Então, por que essa decepção? Talvez porque nunca antes a Frente Nacional havia contado com um terreno tão propício. A vitória de Trump e o avanço do populismo em toda a Europa, o Brexit, a profunda divisão da esquerda francesa e a ausência, pela primeira vez na V República, dos partidos tradicionais no segundo turno, compunham um cenário perfeito para o avanço decisivo da FN. Além disso, Le Pen teve o rival desejado: Emmanuel Macron, com seu europeísmo e defesa da globalização representa o polo oposto das receitas de protecionismo, patriotismo e antiglobalização defendidas por uma Le Pen que fez do medo sua principal arma de campanha.

Dúvidas sobre a estratégia e liderança de Marine Le Pen

Sua incapacidade de se impor com mais firmeza levanta dúvidas sobre a estratégia de ataque e, mais preocupante para Marine Le Pen, põe em questão sua estratégia de desdemonização, que buscava arrebanhar votos tanto na direita como na esquerda. “Toda a promessa de sua estratégia era que poderia ganhar, e não o fez”, resumia esta semana o especialista em sociologia eleitoral Joël Gombin. Talvez ciente disso, Le Pen tomou neste domingo a iniciativa e reivindicou uma transformação maior do partido que herdou há seis anos do pai, Jean-Marie Le Pen, e que desde então vem tentando renovar.

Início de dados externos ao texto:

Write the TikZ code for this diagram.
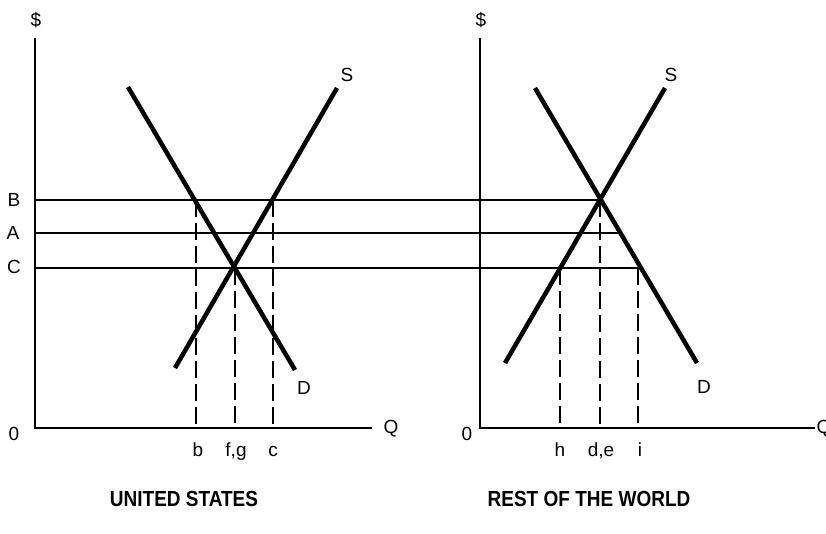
\documentclass[tikz,border=0pt]{standalone}
\usepackage{fontspec}
\setmainfont{Liberation Sans}
\begin{document}
\begin{tikzpicture}[x=1pt,y=-1pt,
  axis/.style={line width=2.2pt},
  level/.style={line width=2pt},
  curve/.style={line width=4.5pt},
  guide/.style={line width=2.6pt,dash pattern=on 17pt off 6pt},
  lbl/.style={font=\fontsize{19}{19}\selectfont,inner sep=0pt},
  ttl/.style={font=\fontsize{19}{19}\selectfont\bfseries,inner sep=0pt}]
\useasboundingbox (0,0) rectangle (826,533);
% ---- left panel coordinates
\coordinate (O1) at (35,428);
\coordinate (Y1) at (35,38);
\coordinate (X1) at (372,428);
\coordinate (D1a) at (128,87);
\coordinate (D1b) at (295,370);
\coordinate (S1a) at (175,368);
\coordinate (S1b) at (337,88);
% ---- right panel coordinates
\coordinate (O2) at (480,428);
\coordinate (Y2) at (480,38);
\coordinate (X2) at (815,428);
\coordinate (D2a) at (535,88);
\coordinate (D2b) at (697,363);
\coordinate (S2a) at (505,363);
\coordinate (S2b) at (665,88);
% ---- price levels
\coordinate (Bl) at (35,200);  \coordinate (Br) at (600,200);
\coordinate (Al) at (35,233);  \coordinate (Ar) at (618,233);
\coordinate (Cl) at (35,268);  \coordinate (Cr) at (638,268);
% ---- guide tops / bottoms
\coordinate (bt) at (196,200);  \coordinate (bb) at (196,428);
\coordinate (fgt) at (235,268); \coordinate (fgb) at (235,428);
\coordinate (ct) at (273,200);  \coordinate (cb) at (273,428);
\coordinate (ht) at (560,268);  \coordinate (hb) at (560,428);
\coordinate (det) at (600,200); \coordinate (deb) at (600,428);
\coordinate (it) at (638,268);  \coordinate (ib) at (638,428);
% axes
\draw[axis] (Y1) -- (O1) -- (X1);
\draw[axis] (Y2) -- (O2) -- (X2);
% levels
\draw[level] (Bl) -- (Br);
\draw[level] (Al) -- (Ar);
\draw[level] (Cl) -- (Cr);
% guides
\draw[guide] (bt) -- (bb);
\draw[guide] (fgt) -- (fgb);
\draw[guide] (ct) -- (cb);
\draw[guide] (ht) -- (hb);
\draw[guide] (det) -- (deb);
\draw[guide] (it) -- (ib);
% curves
\draw[curve] (D1a) -- (D1b);
\draw[curve] (S1a) -- (S1b);
\draw[curve] (D2a) -- (D2b);
\draw[curve] (S2a) -- (S2b);
% labels
\node[lbl] (dol1) at (36,20) {\$};
\node[lbl] (dol2) at (481,20) {\$};
\node[lbl] (z1) at (14,434) {0};
\node[lbl] (z2) at (467,434) {0};
\node[lbl] (q1) at (391,429) {Q};
\node[lbl] (q2) at (824,429) {Q};
\node[lbl] (lB) at (14,200) {B};
\node[lbl] (lA) at (13,233) {A};
\node[lbl] (lC) at (14,267) {C};
\node[lbl] (lS1) at (347,75) {S};
\node[lbl] (lD1) at (304,388) {D};
\node[lbl] (lS2) at (671,75) {S};
\node[lbl] (lD2) at (704,387) {D};
\node[lbl,anchor=base] (lb) at (198,456) {b};
\node[lbl,anchor=base] (lfg) at (236,456) {f,g};
\node[lbl,anchor=base] (lc) at (273,456) {c};
\node[lbl,anchor=base] (lh) at (560,456) {h};
\node[lbl,anchor=base] (lde) at (601,456) {d,e};
\node[lbl,anchor=base] (li) at (640,456) {i};
\node[ttl,anchor=base] (tUS) at (184,506) {\scalebox{1}[1.15]{UNITED STATES}};
\node[ttl,anchor=base] (tRW) at (589,506) {\scalebox{1}[1.15]{REST OF THE WORLD}};
\end{tikzpicture}
\end{document}
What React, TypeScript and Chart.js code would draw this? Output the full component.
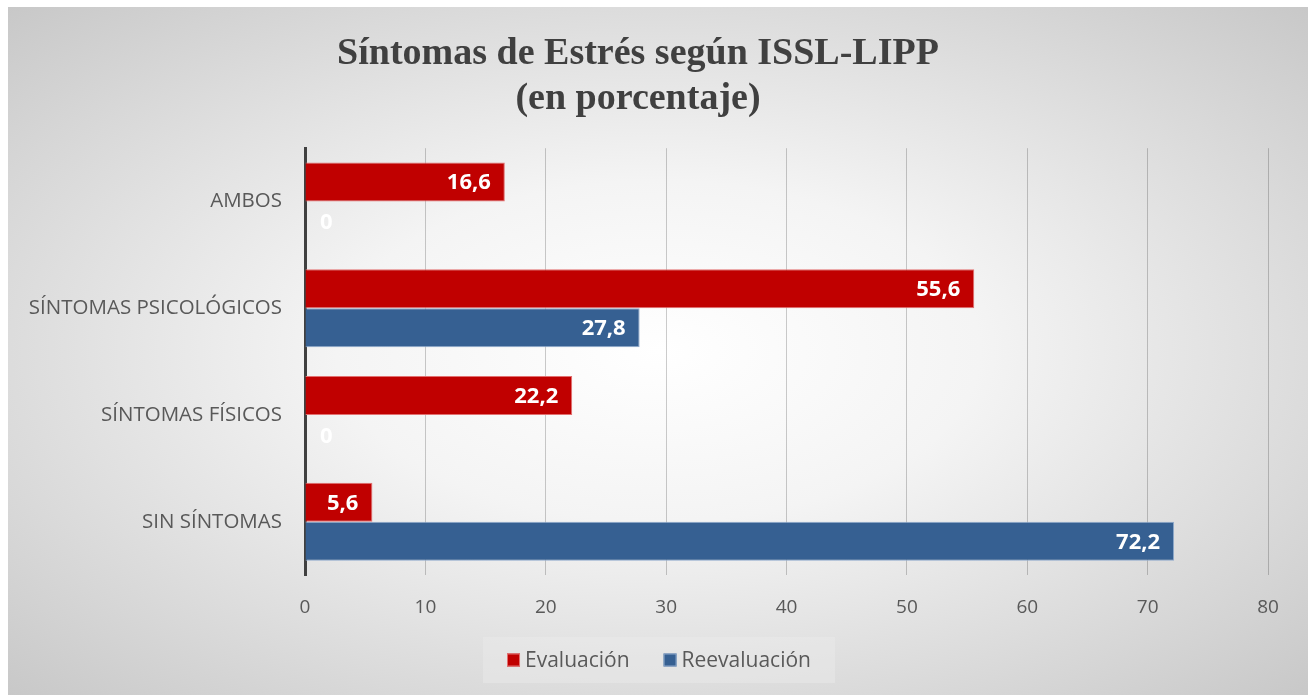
import React, { useEffect, useRef } from "react";
import { Chart, registerables } from "chart.js";

Chart.register(...registerables);

const categories = ["AMBOS", "SÍNTOMAS PSICOLÓGICOS", "SÍNTOMAS FÍSICOS", "SIN SÍNTOMAS"];
const evaluacion = [16.6, 55.6, 22.2, 5.6];
const reevaluacion = [0, 27.8, 0, 72.2];
const titleLines = ["Síntomas de Estrés según ISSL-LIPP", "(en porcentaje)"];
const seriesNames = ["Evaluación", "Reevaluación"];
const seriesColors = ["#C00000", "#366092"];
const seriesBorders = ["#E27070", "#8FA9CC"];

const FONT = "'Open Sans', 'Noto Sans', sans-serif";

const valueLabels = {
  id: "valueLabels",
  afterDatasetsDraw(chart: any) {
    const ctx = chart.ctx;
    ctx.save();
    ctx.font = `bold 22px ${FONT}`;
    ctx.fillStyle = "#ffffff";
    ctx.textBaseline = "middle";
    chart.data.datasets.forEach((ds: any, di: number) => {
      const meta = chart.getDatasetMeta(di);
      meta.data.forEach((el: any, i: number) => {
        const v = ds.data[i];
        const txt = String(v).replace(".", ",");
        if (v === 0) {
          ctx.textAlign = "left";
          ctx.fillText(txt, el.base + 15, el.y + 2);
        } else {
          ctx.textAlign = "right";
          ctx.fillText(txt, el.x - 14, el.y + 1);
        }
      });
    });
    ctx.restore();
  },
};

const customLegend = {
  id: "customLegend",
  afterDraw(chart: any) {
    const ctx = chart.ctx;
    ctx.save();
    const cx = 651;
    const cy = 653;
    ctx.fillStyle = "rgba(236,236,236,0.45)";
    ctx.fillRect(cx - 176, cy - 23, 352, 46);
    ctx.font = `21px ${FONT}`;
    ctx.textBaseline = "middle";
    ctx.textAlign = "left";
    const box = 13;
    const gapBox = 5;
    const gapItem = 34;
    const widths = seriesNames.map((n) => ctx.measureText(n).width);
    const total = widths.reduce((a, w) => a + box + gapBox + w, 0) + gapItem * (seriesNames.length - 1);
    let x = cx - total / 2;
    seriesNames.forEach((n, i) => {
      ctx.fillStyle = seriesColors[i];
      ctx.fillRect(x, cy - box / 2, box, box);
      ctx.strokeStyle = seriesBorders[i];
      ctx.lineWidth = 1;
      ctx.strokeRect(x + 0.5, cy - box / 2 + 0.5, box - 1, box - 1);
      x += box + gapBox;
      ctx.fillStyle = "#595959";
      ctx.fillText(n, x, cy + 1);
      x += widths[i] + gapItem;
    });
    ctx.restore();
  },
};

export default function App() {
  const ref = useRef<HTMLCanvasElement>(null);
  useEffect(() => {
    if (!ref.current) return;
    const chart = new Chart(ref.current, {
      type: "bar",
      data: {
        labels: categories,
        datasets: [
          {
            label: seriesNames[0],
            data: evaluacion,
            backgroundColor: seriesColors[0],
            borderColor: seriesBorders[0],
            borderWidth: 1,
            categoryPercentage: 0.73,
            barPercentage: 1,
          },
          {
            label: seriesNames[1],
            data: reevaluacion,
            backgroundColor: seriesColors[1],
            borderColor: seriesBorders[1],
            borderWidth: 1,
            categoryPercentage: 0.73,
            barPercentage: 1,
          },
        ],
      },
      options: {
        indexAxis: "y",
        animation: false,
        responsive: false,
        layout: { padding: { left: 0, right: 40, top: 0, bottom: 55 } },
        scales: {
          x: {
            min: 0,
            max: 80,
            ticks: { stepSize: 10, color: "#595959", font: { family: FONT, size: 19 }, padding: 21 },
            grid: { color: "rgba(0,0,0,0.2)", lineWidth: 1, drawTicks: false },
            border: { display: false },
          },
          y: {
            ticks: { color: "#595959", font: { family: FONT, size: 20.5 }, padding: 23 },
            grid: { display: false, drawTicks: false },
            border: { color: "#404040", width: 3 },
            afterFit(scale: any) {
              scale.width = 297;
            },
          },
        },
        plugins: {
          title: {
            display: true,
            text: titleLines,
            color: "#404040",
            font: { family: "'Liberation Serif', 'DejaVu Serif', serif", size: 38, weight: "bold", lineHeight: 1.2 },
            padding: { top: 24, bottom: 26 },
          },
          legend: { display: false },
          tooltip: { enabled: false },
        },
      },
      plugins: [valueLabels, customLegend],
    });
    return () => chart.destroy();
  }, []);

  return (
    <div
      style={{
        position: "absolute",
        left: 8,
        top: 7,
        width: 1300,
        height: 688,
        background: "radial-gradient(ellipse at 50% 50%, #ffffff 0%, #f4f4f4 35%, #c8c8c8 100%)",
      }}
    >
      <canvas ref={ref} width={1300} height={688} style={{ display: "block" }} />
    </div>
  );
}
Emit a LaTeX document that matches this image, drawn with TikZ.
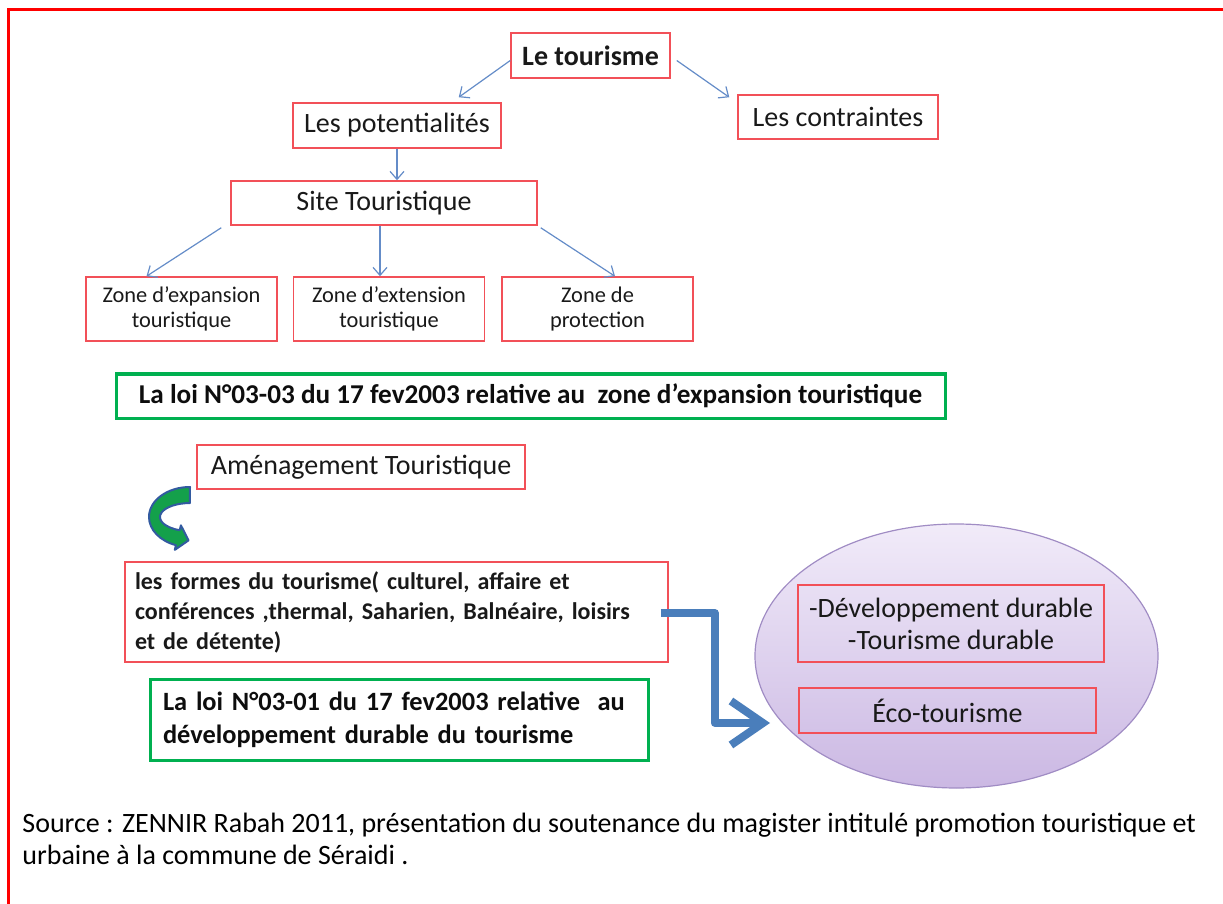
\documentclass[tikz,border=0pt]{standalone}
\usepackage{fontspec}
\setmainfont{Carlito}
\usetikzlibrary{shapes.geometric,arrows.meta}
\definecolor{boxred}{RGB}{242,80,88}
\definecolor{lawgreen}{RGB}{0,176,80}
\definecolor{thinblue}{RGB}{100,140,200}
\definecolor{bigblue}{RGB}{74,126,187}
\definecolor{curvgreen}{RGB}{20,160,75}
\definecolor{curvblue}{RGB}{50,90,160}
\definecolor{elltop}{RGB}{241,235,249}
\definecolor{ellbot}{RGB}{203,184,227}
\definecolor{ellline}{RGB}{160,140,196}
\begin{document}
\begin{tikzpicture}[x=0.5pt,y=-0.5pt,
    redbox/.style={draw=boxred,line width=0.75pt,inner sep=0pt,text=black!90,
      font=\fontsize{14pt}{16pt}\selectfont},
    zonebox/.style={redbox,minimum width=95.5pt,minimum height=32pt,align=center,
      font=\fontsize{11.2pt}{12.5pt}\selectfont},
    lawbox/.style={draw=lawgreen,line width=1.5pt,inner sep=0pt,text=black!95,
      font=\bfseries\fontsize{13.6pt}{16.5pt}\selectfont},
    thinarrow/.style={draw=thinblue,line width=0.6pt,-{Straight Barb[length=4pt,width=7pt]}}]
  \useasboundingbox (0,0) rectangle (1223,904);

  % cadre
  \draw[red,line width=1.5pt] (8,904) -- (8,10) -- (1223,10);

  % haut
  \node[redbox,minimum width=79.5pt,minimum height=22.5pt,font=\bfseries\fontsize{14pt}{16pt}\selectfont] (tour) at (590.5,55.5) {Le tourisme};
  \node[redbox,minimum width=104pt,minimum height=22.5pt] (pot) at (397,125.5) {Les potentialités};
  \node[redbox,minimum width=100pt,minimum height=22pt] (contr) at (838,117) {Les contraintes};
  \node[redbox,minimum width=153pt,minimum height=22pt] (site) at (384,203) {Site Touristique};
  \node[zonebox] (z1) at (181.5,309) {Zone d’expansion\\touristique};
  \node[zonebox] (z2) at (389,309) {Zone d’extension\\touristique};
  \node[zonebox] (z3) at (597.5,309) {Zone de\\protection};

  \path[thinarrow] ([shift={(0,5)}]tour.west) -- ([shift={(-43,-5)}]pot.north east);
  \path[thinarrow] ([shift={(6,5)}]tour.east) -- ([shift={(-8,3)}]contr.north west);
  \path[thinarrow] (pot.south) -- (pot.south |- site.north);
  \path[thinarrow] ([shift={(-9,2)}]site.south west) -- ([shift={(-35,0)}]z1.north);
  \path[thinarrow] ([shift={(-4,0)}]site.south) -- ([shift={(-4,0)}]site.south |- z2.north);
  \path[thinarrow] ([shift={(3,2)}]site.south east) -- ([shift={(17.5,0)}]z3.north);

  % lois et formes
  \node[lawbox,minimum width=414.5pt,minimum height=22pt] (loi1) at (530.5,396)
    {La loi N°03-03 du 17 fev2003 relative au\ \ zone d’expansion touristique};
  \node[redbox,minimum width=164pt,minimum height=22pt] (amen) at (361,467) {Aménagement Touristique};
  \node[redbox,minimum height=50pt,inner xsep=5pt,text width=261.5pt,align=left,
    font=\bfseries\fontsize{12pt}{15pt}\selectfont] (formes) at (396.5,612)
    {les formes du tourisme( culturel, affaire et\\conférences ,thermal, Saharien, Balnéaire, loisirs\\et de détente)};
  \node[lawbox,minimum height=40.5pt,inner xsep=6.5pt,text width=236pt,align=left,
    font=\bfseries\fontsize{13.2pt}{16.5pt}\selectfont] (loi2) at (399,719.5)
    {La loi N°03-01 du 17 fev2003 relative\ \ au\\développement durable du tourisme};

  % fleche courbe
  \filldraw[fill=curvgreen,draw=curvblue,line width=1pt,line join=round]
    (190,487) arc[start angle=270,end angle=110,x radius=41,y radius=30]
    -- (174.8,549.9) -- (188.5,540.4) -- (180.9,525.3) -- (179.7,530.2)
    arc[start angle=110,end angle=270,x radius=30,y radius=14] -- cycle;

  % ellipse
  \node[ellipse,draw=ellline,line width=0.6pt,top color=elltop,bottom color=ellbot,
    minimum width=201.5pt,minimum height=132pt] (ell) at (956.5,656) {};
  \node[redbox,minimum width=153pt,minimum height=38.5pt,align=center] (dur) at (951,623.5)
    {-Développement durable\\-Tourisme durable};
  \node[redbox,minimum width=148.5pt,minimum height=22.5pt] (eco) at (947.5,710.5) {Éco-tourisme};

  % grosse fleche
  \coordinate (tip) at (770,723);
  \draw[bigblue,line width=4pt,line join=round,-{Straight Barb[length=16pt,width=22pt]}]
    ([shift={(-8,1)}]formes.east) -- ++(54,0) |- (tip);

  % source
  \node[anchor=north west,align=left,inner sep=0pt,text=black,
    font=\fontsize{14pt}{16pt}\selectfont] (src) at (22,813)
    {Source : ZENNIR Rabah 2011, présentation du soutenance du magister intitulé promotion touristique et\\urbaine à la commune de Séraidi .};
\end{tikzpicture}
\end{document}
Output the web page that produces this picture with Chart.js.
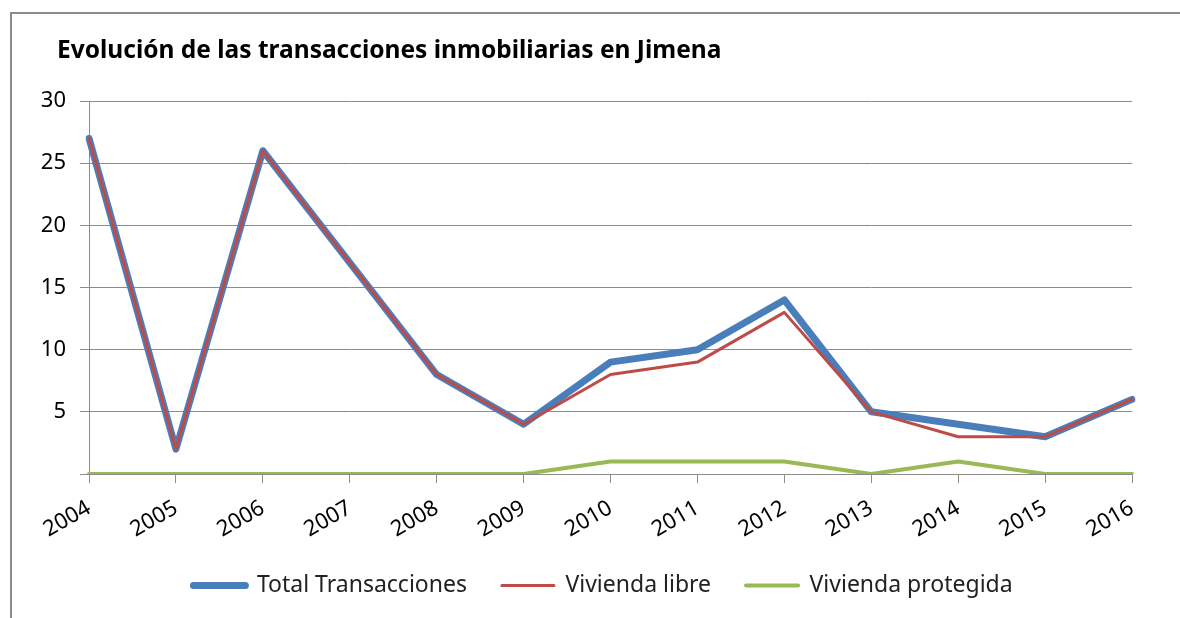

Ainda assim, para Sylvain Crépon, pesquisador da universidade de Tours, o perigo não é iminente para Le Pen filha, já que, atualmente, “não há ninguém na FN em condição de suplantá-la”. É certo que sua sobrinha Marion Maréchal-Le Pen, deputada, neta favorita do patriarca dos Le Pen e potencial rival de sua tia Marine, cresce em popularidade dentro de um setor da FN descontente com a mudança de imagem imposta por Marine Le Pen. Mas não há uma “estrutura interna ou debate” na legenda que permitam no curto prazo uma mudança na cúpula, afirmou. Outra coisa poderá ocorrer nos próximos anos e se a estratégia de abertura do partido que Marine Le Pen já ensaiou neste segundo turno – com a primeira aliança na história da FN, a que fez com o soberanista Nicolas Dupont-Aignan – continuar sem colher resultados em matéria de aumento das cadeiras e postos de governo, não só em votos.

As eleições legislativas de junho serão um novo teste para sua liderança. Mas, haja o que houver, há um limite na transformação da Frente Nacional, segundo continua advertindo há anos seu fundador, Le Pen pai: “Ninguém está interessado em uma Frente Nacional amável”.

UM RECORDE DE VOTOS INSUFICIENTE

No primeiro turno, Marine Le Pen conseguiu romper pela primeira vez a barreira dos 20% dos votos (chegou a 21,5%). Embora não tenha passado para o segundo turno na liderança, Le Pen não só elevou em mais de um milhão os votos obtidos em sua primeira tentativa de chegar à presidência, em 2012, mas também superou o recorde de sufrágios da FN obtido nas regionais de 2015: 6,8 milhões de votos. Com o resultado deste domingo, Le Pen filha também dobra o que seu pai conquistou na eleição de 2002 (17,7%). E ainda assim, não foi suficiente.